Another problem is the purple passages. Manuals for aspiring writers always tell people to avoid these like the plague. It is still good advice to go through your writing with a red pen cutting out anything that sounds preachy or self-conscious or overwritten.

“Unpainted, sooted wood-framed tenements creak in the breeze like an old coffin ship carrying dead famine families in its [sic] hulls. Sunken in time along with so many of their untold stories. Memories forgotten, remembered only in the blood like a feeling is remembered, but not articulated, memories known only in the blood-feeling of so many Americans in the coming generations. Whisperings of great struggles, terrible sacrifices pitting family versus [sic] survival. Struggles and sacrifices that make life worth living for the happier children of much later days. Of all those Americans what proudly claim Irish blood.” 

There are parts of the book (particularly in the middle) where the writing is going well and he forgets to posture and lets the story tell itself, and these are the most successful and enjoyable parts.

Apart from language, the other problem is research. I will assume that he does have a good understanding of the American scene in the early 20th century. But some of his comments relating to Ireland seem anachronistic or inaccurate.  Somebody is described as being led away like an informer led away by two trench-coated rebels. OK, this is being described by someone years afterwards, but it relates to events before the Easter Rising. Trench-coated rebels killing informers was not a common image until the War of Independence in 1919-21.  The word psychopath did exist back then, but did it exist in ordinary Irish or Irish-American speech?
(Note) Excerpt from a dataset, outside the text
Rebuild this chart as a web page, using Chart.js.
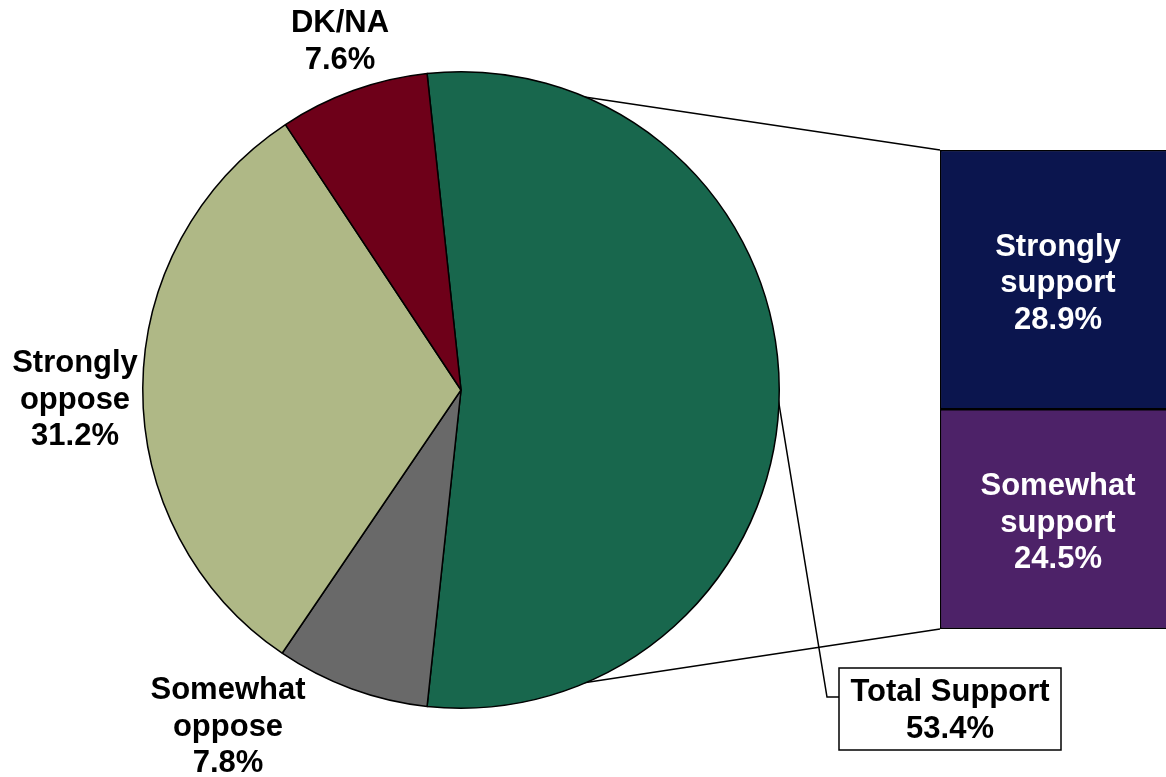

I doubt it. And when Garrity describes his education, he talks about avoiding the schools dominated by the Catholic Church where they taught a rhyme about being ‘an English child’. This wasn’t the Catholic schools, it was the National school system. There was a Catholic system alongside it.  And there weren’t any hedge schools in the 1900s. And at a crucial moment in the story, it is revealed that his father and mother and aunts were all killed in the Easter Rising. All of them? Were many families completely wiped out in the Easter Rising? Not that I know of, especially not families from Co. Clare.

There is an embarrassingly Oirish bit about shanachies and pookas on page 37 which any self-respecting editor would have cut. One of the strangest things, to me, is the title. Diddicoy is Romany, and there are few Romanies in Ireland. Most travellers in Ireland are what are called Pavees or Tinkers (not a politically correct expression these days) who use a jargon based on Irish called Shelta. I have never heard diddicoy used in Ireland, and it has an odd sound here because of the obscene meanings of diddy in Irish dialect.

However, the worst piece of nonsense in the book is where a matriarch cuts the vein of a dead person, fills a cup, drinks some of the blood and passes it round to the rest of the family. There are sporadic references to blood-drinking in ancient Irish texts, usually in the context of madness. In addition, there is a claim in a work by Spenser (no friend to the Irish) that he witnessed a grieving relative drinking the blood of the deceased in the 16th century. The jury is still out on whether this was ever a real funerary custom which was widely followed. After all, Spenser had a vested interest in depicting the Irish as savages. Even if it once existed, the idea of a person drinking the blood of a corpse in the early 20th century is ridiculously fanciful. It is part of Loingsigh’s tendency to romanticise the Irish out of all recognition. They are gypsies obsessed with honour out of a Lorca poem, firebrand rebels, gangsters and rogues, half-pagan cannibals. None of them is a real, three-dimensional, believable individual.

In short, I would give this book 3 out of 5 (I said I was trying to be fair) but there are major problems with it. He is not without talent but If I were Eamon Loingsigh, I would sit down and write another book without any reference to Ireland at all in it, featuring people who speak the American dialects that he hears every day around him, and ask a friend at the end to make it fifty pages shorter by cutting out anything which sounds too literary or preachy with a red pen. If he follows that advice, we might just hear more of him. If not, I’m fairly certain we won’t.